>> start Dataset extract
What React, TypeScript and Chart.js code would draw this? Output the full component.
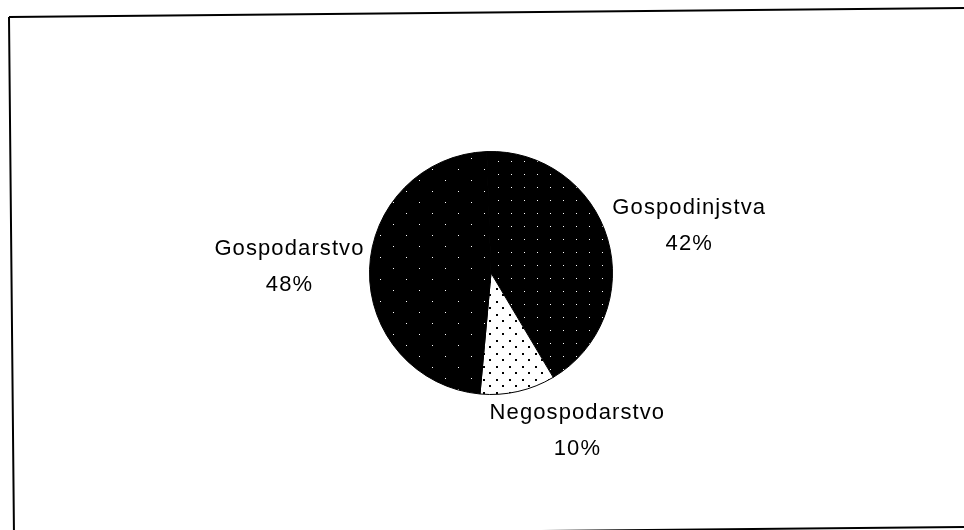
import React, { useEffect, useRef } from "react";
import { Chart, registerables } from "chart.js";

Chart.register(...registerables);

const categories = ["Gospodinjstva", "Negospodarstvo", "Gospodarstvo"];
const shares = [42, 10, 48];

function makePattern(
  bg: string,
  fg: string,
  w: number,
  h: number,
  dots: [number, number][],
  size: number
) {
  const c = document.createElement("canvas");
  c.width = w;
  c.height = h;
  const g = c.getContext("2d")!;
  g.fillStyle = bg;
  g.fillRect(0, 0, w, h);
  g.fillStyle = fg;
  dots.forEach(([x, y]) => g.fillRect(x, y, size, size));
  return g.createPattern(c, "repeat")!;
}

const clamp = (v: number) => Math.max(0, Math.min(1, v));

const framePlugin = {
  id: "scanFrame",
  beforeDraw(chart: any) {
    const ctx = chart.ctx as CanvasRenderingContext2D;
    const W = chart.width;
    const H = chart.height;
    ctx.save();
    ctx.fillStyle = "#ffffff";
    ctx.fillRect(0, 0, W, H);
    ctx.strokeStyle = "#000000";
    ctx.lineWidth = 2;
    ctx.beginPath();
    ctx.moveTo(9, 17);
    ctx.lineTo(W, 8);
    ctx.moveTo(9, 17);
    ctx.lineTo(14, H + 6);
    ctx.moveTo(14, H + 6);
    ctx.lineTo(W, H - 3);
    ctx.stroke();
    ctx.restore();
  },
};

const labelPlugin = {
  id: "outsideLabels",
  afterDatasetsDraw(chart: any) {
    const ctx = chart.ctx as CanvasRenderingContext2D;
    const meta = chart.getDatasetMeta(0);
    ctx.save();
    ctx.font = '22px "Liberation Sans", Arial, sans-serif';
    (ctx as any).letterSpacing = "1.1px";
    ctx.fillStyle = "#000000";
    ctx.textAlign = "center";
    ctx.textBaseline = "middle";
    const lh = 36;
    meta.data.forEach((arc: any, i: number) => {
      const { x, y, startAngle, endAngle, outerRadius } = arc.getProps(
        ["x", "y", "startAngle", "endAngle", "outerRadius"],
        true
      );
      const mid = (startAngle + endAngle) / 2;
      const dx = Math.cos(mid);
      const dy = Math.sin(mid);
      const ax = x + (outerRadius + 5) * dx;
      const ay = y + (outerRadius + 6) * dy;
      const lines = [categories[i], shares[i] + "%"];
      const w = Math.max(...lines.map((l) => ctx.measureText(l).width));
      const h = lh * lines.length;
      const left = ax - w * clamp(0.5 - 1.5 * dx);
      const top = ay - h * clamp(0.5 - 0.5 * dy) - 1;
      lines.forEach((l, k) => ctx.fillText(l, left + w / 2, top + lh * (k + 0.5)));
    });
    ctx.restore();
  },
};

export default function App() {
  const ref = useRef<HTMLCanvasElement | null>(null);

  useEffect(() => {
    const canvas = ref.current!;
    const darkSparse = makePattern("#000000", "#ffffff", 26, 22, [[3, 4], [16, 15]], 1);
    const darkDense = makePattern("#000000", "#ffffff", 13, 13, [[4, 5]], 1);
    const lightDots = makePattern("#ffffff", "#000000", 13, 13, [[2, 2], [8, 8]], 2);

    const chart = new Chart(canvas, {
      type: "pie",
      data: {
        labels: categories,
        datasets: [
          {
            data: shares,
            backgroundColor: [darkDense, lightDots, darkSparse],
            borderColor: "#000000",
            borderWidth: 1,
          },
        ],
      },
      options: {
        responsive: false,
        animation: false,
        rotation: -2,
        layout: { padding: { top: 151, bottom: 135, left: 199, right: 181 } },
        plugins: {
          legend: { display: false },
          tooltip: { enabled: false },
        },
      },
      plugins: [framePlugin, labelPlugin],
    });
    return () => chart.destroy();
  }, []);

  return (
    <div style={{ position: "fixed", left: 0, top: 0, width: 964, height: 530, background: "#fff" }}>
      <canvas ref={ref} width={964} height={530} style={{ display: "block" }} />
    </div>
  );
}
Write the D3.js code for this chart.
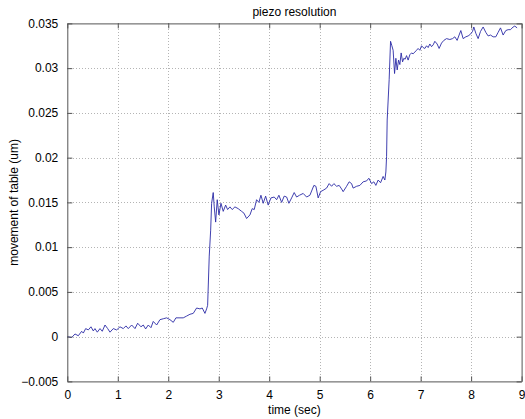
<!DOCTYPE html>
<html>
<head>
<meta charset="utf-8">
<script src="https://cdn.jsdelivr.net/npm/d3@7"></script>
<style>
  html, body { margin: 0; padding: 0; background: #fff; }
  svg { display: block; }
  text { font-family: "Liberation Sans", Arial, Helvetica, sans-serif; fill: #000; }
</style>
</head>
<body>
<svg id="chart" width="525" height="419"></svg>
<script>
// Measured piezo table displacement over time
const timeSec = [
  0.000, 0.087, 0.152, 0.218, 0.285, 0.317, 0.364, 0.416, 0.469, 0.515,
  0.548, 0.594, 0.648, 0.693, 0.747, 0.800, 0.846, 0.911, 0.978, 1.044,
  1.109, 1.162, 1.208, 1.275, 1.341, 1.394, 1.459, 1.505, 1.552, 1.604,
  1.657, 1.703, 1.770, 1.836, 1.901, 1.968, 2.034, 2.099, 2.152, 2.232,
  2.297, 2.364, 2.430, 2.495, 2.562, 2.628, 2.673, 2.727, 2.760, 2.780,
  2.812, 2.840, 2.859, 2.891, 2.911, 2.939, 2.970, 3.004, 3.044, 3.089,
  3.137, 3.176, 3.222, 3.267, 3.321, 3.386, 3.453, 3.499, 3.552, 3.618,
  3.663, 3.703, 3.750, 3.796, 3.836, 3.881, 3.929, 3.980, 4.034, 4.099,
  4.147, 4.192, 4.246, 4.297, 4.345, 4.390, 4.444, 4.495, 4.543, 4.600,
  4.673, 4.741, 4.806, 4.885, 4.925, 4.970, 5.018, 5.083, 5.137, 5.188,
  5.236, 5.281, 5.335, 5.386, 5.434, 5.465, 5.533, 5.584, 5.632, 5.663,
  5.731, 5.796, 5.861, 5.929, 5.974, 6.028, 6.073, 6.113, 6.158, 6.206,
  6.257, 6.291, 6.311, 6.325, 6.337, 6.376, 6.404, 6.430, 6.455, 6.483,
  6.509, 6.535, 6.562, 6.588, 6.614, 6.642, 6.667, 6.693, 6.721, 6.752,
  6.786, 6.820, 6.851, 6.885, 6.919, 6.950, 6.984, 7.018, 7.050, 7.083,
  7.117, 7.149, 7.182, 7.216, 7.248, 7.281, 7.327, 7.366, 7.414, 7.459,
  7.513, 7.578, 7.632, 7.677, 7.723, 7.762, 7.796, 7.842, 7.895, 7.941,
  7.988, 8.028, 8.053, 8.093, 8.139, 8.186, 8.238, 8.291, 8.337, 8.384,
  8.436, 8.489, 8.535, 8.582, 8.634, 8.687, 8.733, 8.780, 8.832, 8.865,
  8.911
];
const movementUm = [
  0.0000, -0.0001, 0.0003, 0.0001, 0.0006, 0.0004, 0.0009, 0.00075, 0.0011, 0.00064,
  0.0009, 0.0005, 0.0009, 0.0006, 0.0013, 0.0009, 0.0005, 0.0009, 0.00075, 0.0011,
  0.0009, 0.0012, 0.0009, 0.0013, 0.0009, 0.0015, 0.0011, 0.0013, 0.00086, 0.0013,
  0.0010, 0.0017, 0.0013, 0.0019, 0.0020, 0.0021, 0.0019, 0.0016, 0.0021, 0.0021,
  0.0021, 0.0023, 0.0025, 0.0026, 0.0032, 0.0031, 0.0032, 0.0026, 0.0031, 0.0035,
  0.0090, 0.0119, 0.0149, 0.0161, 0.0145, 0.0128, 0.0153, 0.0136, 0.0149, 0.0140,
  0.0147, 0.0142, 0.0145, 0.0142, 0.0145, 0.0143, 0.0140, 0.0138, 0.0132, 0.0136,
  0.0143, 0.0142, 0.0153, 0.0150, 0.0158, 0.0149, 0.0157, 0.0147, 0.0155, 0.0156,
  0.0153, 0.0158, 0.0150, 0.0157, 0.0156, 0.0149, 0.0155, 0.0161, 0.0156, 0.0158,
  0.0160, 0.0156, 0.0158, 0.0169, 0.0168, 0.0155, 0.0162, 0.0164, 0.0166, 0.0171,
  0.0168, 0.0171, 0.0168, 0.0169, 0.0165, 0.0162, 0.0168, 0.0173, 0.0171, 0.0166,
  0.0168, 0.0169, 0.0173, 0.0174, 0.0177, 0.0171, 0.0173, 0.0169, 0.0175, 0.0172,
  0.0179, 0.0175, 0.0184, 0.0201, 0.0242, 0.0287, 0.0330, 0.0325, 0.0320, 0.0294,
  0.0311, 0.0298, 0.0309, 0.0304, 0.0317, 0.0307, 0.0311, 0.0310, 0.0314, 0.0309,
  0.0315, 0.0317, 0.0316, 0.0318, 0.0320, 0.0322, 0.0320, 0.0325, 0.0323, 0.0322,
  0.0325, 0.0323, 0.0327, 0.0324, 0.0326, 0.0330, 0.0327, 0.0322, 0.0328, 0.0331,
  0.0333, 0.0332, 0.0333, 0.0335, 0.0331, 0.0337, 0.0342, 0.0333, 0.0335, 0.0336,
  0.0338, 0.0341, 0.0346, 0.0339, 0.0333, 0.0341, 0.0346, 0.0340, 0.0336, 0.0337,
  0.0335, 0.0335, 0.0340, 0.0345, 0.0337, 0.0342, 0.0343, 0.0343, 0.0346, 0.0347,
  0.0345
];
const xTicks = [0, 1, 2, 3, 4, 5, 6, 7, 8, 9];
const yTicks = [-0.005, 0, 0.005, 0.01, 0.015, 0.02, 0.025, 0.03, 0.035];
const yTickLabels = ["\u22120.005", "0", "0.005", "0.01", "0.015", "0.02", "0.025", "0.03", "0.035"];
const titleText = "piezo resolution";
const xLabelText = "time (sec)";
const yLabelText = "movement of table (um)";

const svg = d3.select("#chart");
const plot = { left: 67.3, right: 521.6, top: 23.4, bottom: 381.4 };
const axisColor = "#555";

const x = d3.scaleLinear().domain([0, 9]).range([plot.left, plot.right]);
const y = d3.scaleLinear().domain([-0.005, 0.035]).range([plot.bottom, plot.top]);

// Dotted grid
const grid = svg.append("g")
  .attr("stroke", "#b4b4b4").attr("stroke-width", 1).attr("stroke-dasharray", "1,2")
  .attr("shape-rendering", "crispEdges");
grid.selectAll("line.gx").data(xTicks.slice(1, -1)).join("line")
  .attr("x1", d => Math.round(x(d)) + 0.5).attr("x2", d => Math.round(x(d)) + 0.5)
  .attr("y1", plot.top).attr("y2", plot.bottom);
grid.selectAll("line.gy").data(yTicks.slice(1, -1)).join("line")
  .attr("x1", plot.left).attr("x2", plot.right)
  .attr("y1", d => Math.round(y(d)) + 0.5).attr("y2", d => Math.round(y(d)) + 0.5);

// Data trace
const line = d3.line().x((d, i) => x(timeSec[i])).y(d => y(d));
svg.append("path")
  .datum(movementUm)
  .attr("d", line)
  .attr("fill", "none")
  .attr("stroke", "#2a2aa6")
  .attr("stroke-width", 0.9)
  .attr("stroke-linejoin", "round");

// Axes with inward ticks on all four sides
const tickLen = 5;
const bottomAxis = d3.axisBottom(x).tickValues(xTicks).tickSize(-tickLen).tickSizeOuter(0).tickPadding(9)
  .tickFormat(d3.format("d"));
const topAxis = d3.axisTop(x).tickValues(xTicks).tickSize(-tickLen).tickSizeOuter(0).tickFormat("");
const leftAxis = d3.axisLeft(y).tickValues(yTicks).tickSize(-tickLen).tickSizeOuter(0).tickPadding(9)
  .tickFormat((d, i) => yTickLabels[i]);
const rightAxis = d3.axisRight(y).tickValues(yTicks).tickSize(-tickLen).tickSizeOuter(0).tickFormat("");

function styleAxis(g) {
  g.select(".domain").attr("stroke", axisColor).attr("stroke-width", 1);
  g.selectAll(".tick line").attr("stroke", axisColor);
  g.selectAll(".tick text").attr("font-size", 12).attr("fill", "#000")
    .attr("font-family", "'Liberation Sans', Arial, sans-serif");
}
svg.append("g").attr("transform", `translate(0,${plot.bottom})`).call(bottomAxis).call(styleAxis);
svg.append("g").attr("transform", `translate(0,${plot.top})`).call(topAxis).call(styleAxis);
svg.append("g").attr("transform", `translate(${plot.left},0)`).call(leftAxis).call(styleAxis);
svg.append("g").attr("transform", `translate(${plot.right},0)`).call(rightAxis).call(styleAxis);

// Titles
const cx = (plot.left + plot.right) / 2;
svg.append("text").attr("x", cx).attr("y", 16).attr("text-anchor", "middle")
  .attr("font-size", 12).text(titleText);
svg.append("text").attr("x", cx).attr("y", 414).attr("text-anchor", "middle")
  .attr("font-size", 12).text(xLabelText);
svg.append("text")
  .attr("transform", `translate(18,${(plot.top + plot.bottom) / 2}) rotate(-90)`)
  .attr("text-anchor", "middle").attr("font-size", 12).text(yLabelText);
</script>
</body>
</html>
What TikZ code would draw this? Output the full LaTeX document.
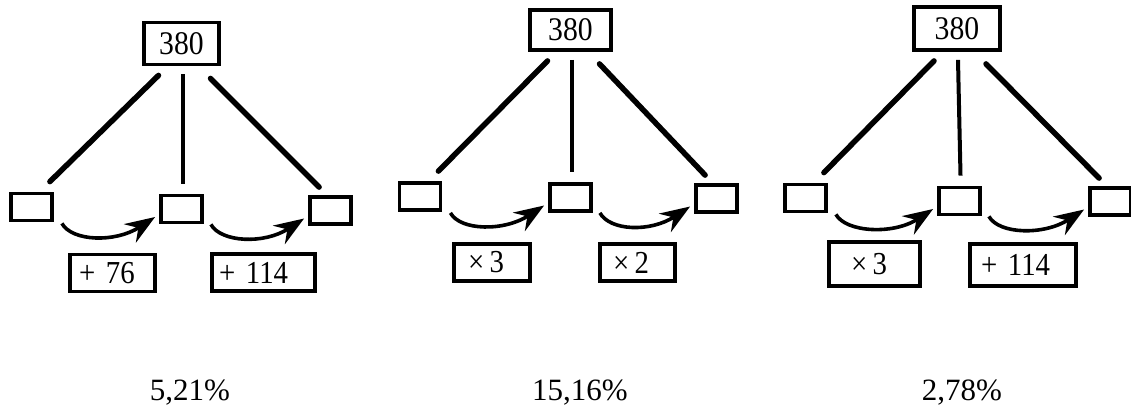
\documentclass[tikz,border=0pt]{standalone}
\usepackage{fontspec}
\setmainfont{Liberation Serif}
\newfontfamily\boxfont[FakeStretch=0.9]{Liberation Serif}
\usetikzlibrary{arrows.meta}
\tikzset{
  topbox/.style={draw, line width=3.8pt, inner sep=0pt, font=\boxfont\fontsize{33}{33}\selectfont},
  cellbox/.style={draw, line width=3.8pt, inner sep=0pt, minimum width=41pt, minimum height=27pt},
  opbox/.style={draw, line width=3.6pt, inner ysep=0pt, minimum height=37pt, align=left, font=\boxfont\fontsize{32}{32}\selectfont},
  stem/.style={line width=5.5pt, line cap=round},
  vstem/.style={line width=4pt},
  hop/.style={line width=3.6pt, -{Stealth[length=30pt,width=22pt,inset=10pt]}},
  pct/.style={anchor=base, inner sep=0pt, font=\fontsize{31}{31}\selectfont}
}
\begin{document}
\begin{tikzpicture}[x=1pt,y=-1pt]
\useasboundingbox (0,0) rectangle (1131,405);
% diagram 1
\node[topbox, minimum width=75pt, minimum height=42pt] (t1) at (181.5,43.5) {380};
\node[cellbox] (l1) at (31.5,207) {};
\node[cellbox] (m1) at (181.5,209) {};
\node[cellbox] (r1) at (330.5,210.5) {};
\node[opbox, inner xsep=9pt, text width=67pt] (p1) at (112.5,273) {+ 76};
\node[opbox, inner xsep=7pt, text width=89pt] (q1) at (263.5,272.5) {+ 114};
% diagram 2
\node[topbox, minimum width=81pt, minimum height=40pt] (t2) at (570.5,30) {380};
\node[cellbox] (l2) at (420,196.5) {};
\node[cellbox] (m2) at (570.5,197.5) {};
\node[cellbox] (r2) at (716.5,198.5) {};
\node[opbox, inner xsep=14pt, text width=48pt] (p2) at (492,262.5) {×\,3};
\node[opbox, inner xsep=13pt, text width=49pt] (q2) at (637.5,262.5) {×\,2};
% diagram 3
\node[topbox, minimum width=86pt, minimum height=43pt] (t3) at (957,28.5) {380};
\node[cellbox] (l3) at (805.5,198) {};
\node[cellbox] (m3) at (959.5,201) {};
\node[cellbox] (r3) at (1110.5,201.5) {};
\node[opbox, inner xsep=22pt, text width=47pt, minimum height=44pt] (p3) at (874.5,264) {×\,3};
\node[opbox, inner xsep=11pt, text width=84pt, minimum height=42pt] (q3) at (1023,265) {+ 114};
% percentages
\node[pct] (s1) at (190,400) {5,21\%};
\node[pct] (s2) at (580,400) {15,16\%};
\node[pct] (s3) at (962,400) {2,78\%};
% connectors
\foreach \d in {1,2,3}{
  \draw[stem] ([xshift=-23pt,yshift=-9pt]t\d.south) -- ([xshift=-4pt,yshift=10pt]l\d.north east);
  \draw[vstem] ([xshift=1pt,yshift=-8pt]t\d.south) -- ([xshift=1pt,yshift=10pt]m\d.north);
  \draw[stem] ([xshift=29pt,yshift=-12pt]t\d.south) -- ([xshift=11pt,yshift=8pt]r\d.north west);
  \draw[hop] ([xshift=8pt,yshift=-1pt]l\d.south east) .. controls +(10,18) and +(-40,26) .. ([xshift=-4pt,yshift=-8pt]m\d.west);
  \draw[hop] ([xshift=7pt,yshift=0pt]m\d.south east) .. controls +(10,18) and +(-40,26) .. ([xshift=-4pt,yshift=-8pt]r\d.west);
}
\end{tikzpicture}
\end{document}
>> end Dataset extract
# [Problem to solve]
Repeat exactly the lines from the start of the entries down to the line with "const clamp = (v: number)", keeping both ends but none of the pictures.

# [Output]
What React, TypeScript and Chart.js code would draw this? Output the full component.
import React, { useEffect, useRef } from "react";
import { Chart, registerables } from "chart.js";

Chart.register(...registerables);

const categories = ["Gospodinjstva", "Negospodarstvo", "Gospodarstvo"];
const shares = [42, 10, 48];

function makePattern(
  bg: string,
  fg: string,
  w: number,
  h: number,
  dots: [number, number][],
  size: number
) {
  const c = document.createElement("canvas");
  c.width = w;
  c.height = h;
  const g = c.getContext("2d")!;
  g.fillStyle = bg;
  g.fillRect(0, 0, w, h);
  g.fillStyle = fg;
  dots.forEach(([x, y]) => g.fillRect(x, y, size, size));
  return g.createPattern(c, "repeat")!;
}

const clamp = (v: number) => Math.max(0, Math.min(1, v));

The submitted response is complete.